Veteran crew chief and TV analyst Tim Brewer compared Sadler’s crash, one in which the engine and transmission were thrown from his car, to Don McTavish’s fatal crash at Daytona in 1969.
But in the post-race press sessions, drivers seemed reluctant to address the safety situation at Pocono.
Here’s what Tony Stewart had to say: “I’ll be honest, I haven’t even looked that far off the race track…. Obviously, without knowing the problem, I don’t know the solution either.
“I don’t think it’s a big drama or anything.”
Carl Edwards had similar comments “I don’t know what happened,” he said. “From my standpoint, though, this is a fine race track. I feel safe driving on it, but I didn’t see that hit.”

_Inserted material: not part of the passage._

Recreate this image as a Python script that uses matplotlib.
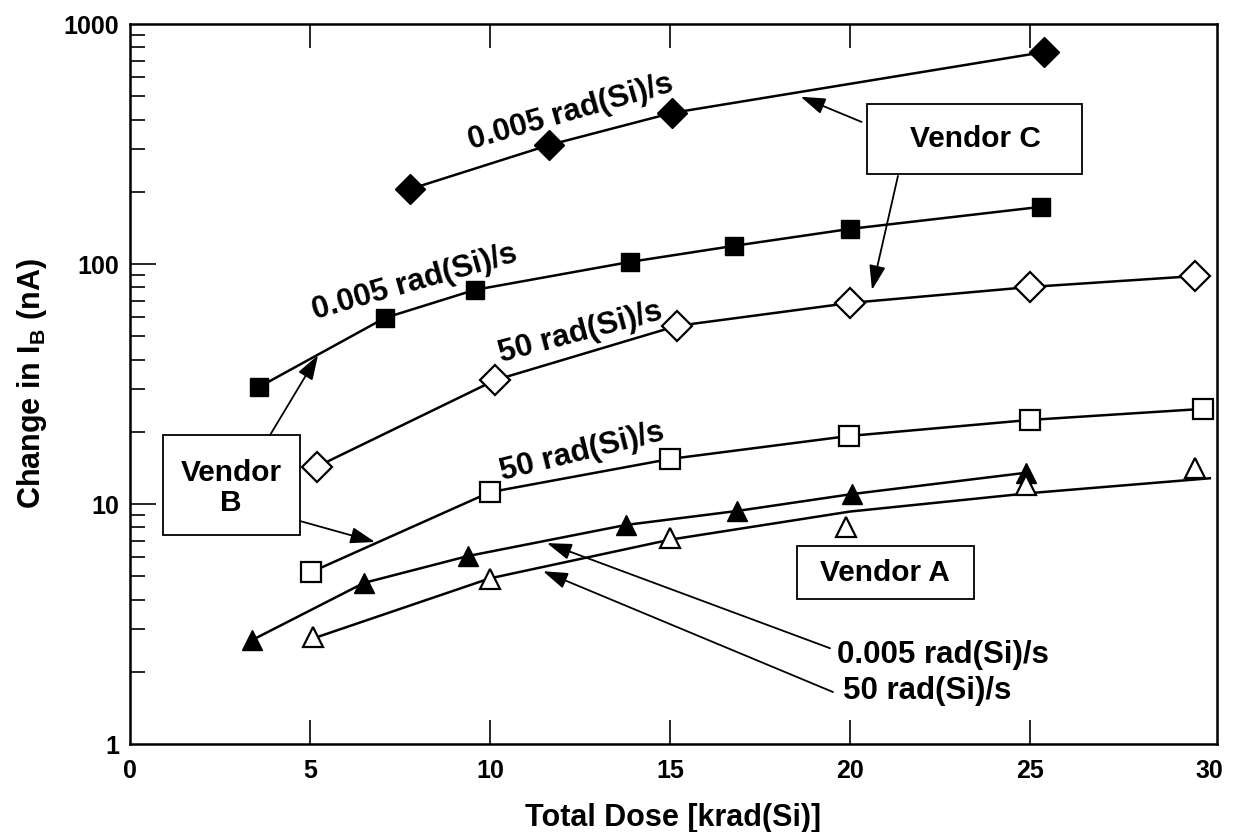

Jeff Gordon, to his credit, did offer a more reasonable-sounding opinion.
“I think the incidents speak for themselves,” he said. “I think that there are times where we’ve got to step up the technology and safety and certain facilities. We’ve seen two incidents here this year. I think it is going to be a wake-up call for some improvements. It is a great track here at Pocono, we love coming here, but, there are definitely some areas where it could be improved.”
So where is the truth? Are Tim Brewer and Jeff Gordon shooting straightest or are Carl Edwards and Tony Stewart?
This is an easy one. It only takes one look at a replay of Sadler’s crash to come up with a reasonable conclusion that Brewer and Gordon are on target.
But there are other issues that require some thought for fans and media types. For one, an aerial view of the track seemed to show that only about half of the grandstand seats were occupied while there did appear to be more campers in the infield that in previous races. Do we believe the official crowd estimate of 100,000 or do we try to come up with our own?
And can we believe the information listed on the official records as it pertains to the reasons drivers dropped out of the race. The same cast of characters – Dave Blaney, Michael McDowell, Joe Nemechek and Landon Cassill in the No. 09 – once again parked early in the race, listing causes such as vibration, transmission and brakes. And there were others who dropped out not long after them and did so in an era when cars routinely run 500 miles without a mechanical hitch.
Most of those teams have admitted in the past that they’re simply starting the race and parking the car to collect the significant paycheck that goes to any car that starts the race.
The bottom line is that no matter what drivers say or media members write or what’s contained in the official reports, the people that really matter, the fans, seem to be plenty capable of sifting it all out for themselves.
They’re the ones that NASCAR really has to worry about, and no fines can silence them.